E outras tragédias do Ocidente
A semana passada assistiu
intensos debate em todo o mundo, marchas de multidões pela liberdade de
expressão, marchas menores contra a presença de estrangeiros na Europa e as análises
da CNN sobre o que deu errado na vigilância contra os terroristas, como se tudo
fosse apenas um problema técnico que pudesse ser evitado.
Aos poucos parece que emergiu um
consenso, pelo menos dentro do grupo social de que faço parte, que penso poder
ser expresso mais ou menos assim:
“Se é pela liberdade de expressão
e contra atos de terrorismo de qualquer natureza, Je sui Charlie, agora, se é pelo conteúdo da revista, Je ne suis pas Charlie” . O que eu
particularmente acho de bastante bom senso.
Mas o que penso que ficou
faltando neste debate, e ainda falta, é realmente sairmos do impasse em que se
encontra o Ocidente todo em termos de mindset
e nos convencermos de que uma solução tecnocrática não nos salvará.
Alguns defendem que a solução trata de uma maior sofisticação da polícia, prevendo os casos de terrorismo, o que,
convenhamos, é simplesmente impossível, embora seja razoável sempre aperfeiçoar
as técnicas de segurança. Outros chegaram a cogitar alguma forma de censura, em
nome da liberdade religiosa.
De um lado a liberdade, do outro
a igualdade.
Se a Revolução Francesa não
tivesse guilhotinado a fraternidade, talvez tivesse algo a dizer para o mundo.

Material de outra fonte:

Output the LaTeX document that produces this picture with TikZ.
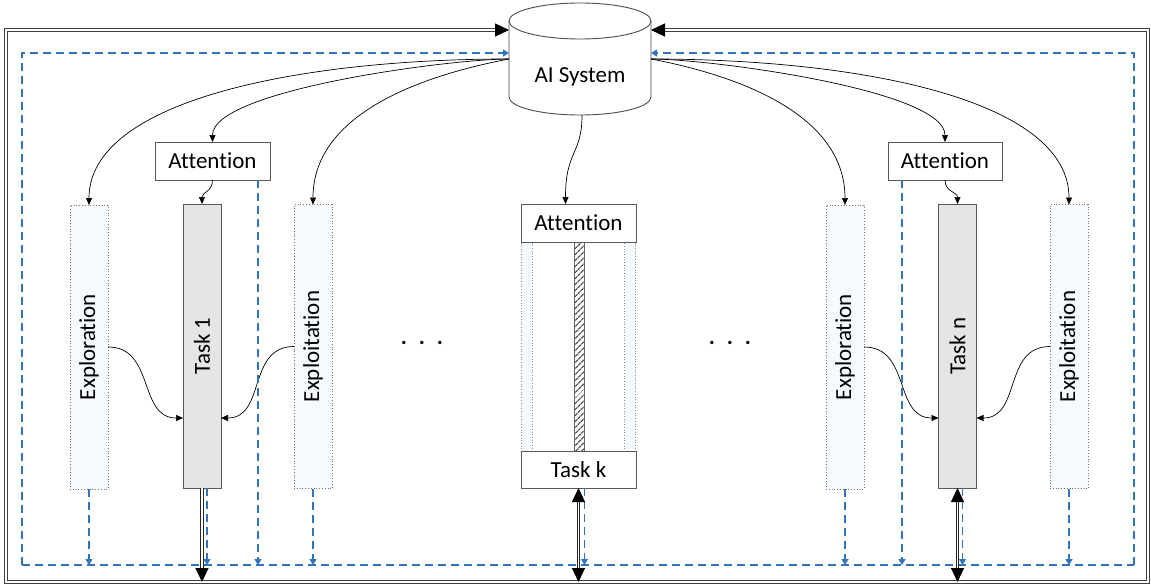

O problema das soluções acima, e
que de uma forma ou de outra é onde está polarizado o debate, é que enxergam
somente uma relação indivíduo-estado. E não entre pessoas. Não se pensa a
respeito da capacidade de se convencer (e ser convencido), da capacidade de
autorregulação dos grupos sociais, ou do diálogo entre as diversas comunidades
de fato que compõe qualquer sociedade.
E qualquer convite à
automoderação em nome de um bem maior é considerado uma afronta à liberdade
individual. Mas sem a fraternidade, de que nos vale a liberdade?
A liberdade em si é incapaz de
nos tornar felizes. É um bem, por assim dizer, necessário, mas insuficiente, só
vale enquanto meio para que eu possa viver da forma que me realiza plenamente
enquanto pessoa.
Mas onde encontrar energia
suficiente para ir ao encontro do outro, dessa comunidade que me agride? E que
me agride verdadeiramente, afinal, pensar que militantes jihadistas são apenas
um grupo de incompreendidos é no mínimo muita, mas muita, ingenuidade.
Acredito que a parcela da
sociedade a que pertenço, a dos homens e mulheres que reencontraram, ou
descobriram de fato, a fé cristã nas últimas décadas, não pode se omitir de
contribuir no debate oferecendo uma resposta à altura da sua esperança. À
altura do tesouro escondido que encontraram, ainda que muitos, olhando de
longe, ou com má fé, pensem não passar de mais uma daquelas bijouterias antigas
que depois se descobriram falsas.
Entre junho e julho de 1219, São
Francisco de Assis viajou até Damieta, no Egito, onde se travava uma das
cruzadas, contra os sarracenos. Depois de pregar aos cruzados, ultrapassou a
linha de batalha e se deixou fazer prisioneiro. São Francisco foi
levado à presença do sultão, ao qual tentou convencer da fé cristã e a quem
pediu por um tratamento digno para os prisioneiros cristãos.
Pela mesma época, missionários
franciscanos foram ao Marroccos pregar, sendo por fim mortos.
Francisco não conseguiu convencer
o sultão. E os franciscanos morreram no Marrocos.
Mas, quando o corpo dos primeiros
mártires franciscanos passou por Portugal no caminho para Assis, um jovem
português, chamado Fernando, tomado de comoção, decidiu se juntar aos
franciscanos. Este jovem depois passou a ser chamado Antônio, Santo Antônio,
tão presente no folclore brasileiro quanto desconhecido pelo homem que é.
Esses mortos nos falam. Pois
estão mais vivos do que nós. O sacrifício de Francisco não foi em vão.
O nome de Francisco, e de seus
autênticos seguidores, é, há quase 800 anos, uma bandeira de paz, reconciliação
e verdade. E desde o seu surgimento sustentaram os valores da sociedade em
momentos dos mais difíceis.
Esses homens são pilares de uma
civilização fundada no perdão, na paz e no respeito ao próximo, ainda quando este
está distante. Uma civilização fundada também no amor ao belo, ao verdadeiro,
na coragem e na ousadia.
É disto que precisamos.
Precisamos de novos desses franciscanos. Homens e mulheres dispostos a viver
até o extremo por uma verdadeira vida. E não por uma caricatura dela.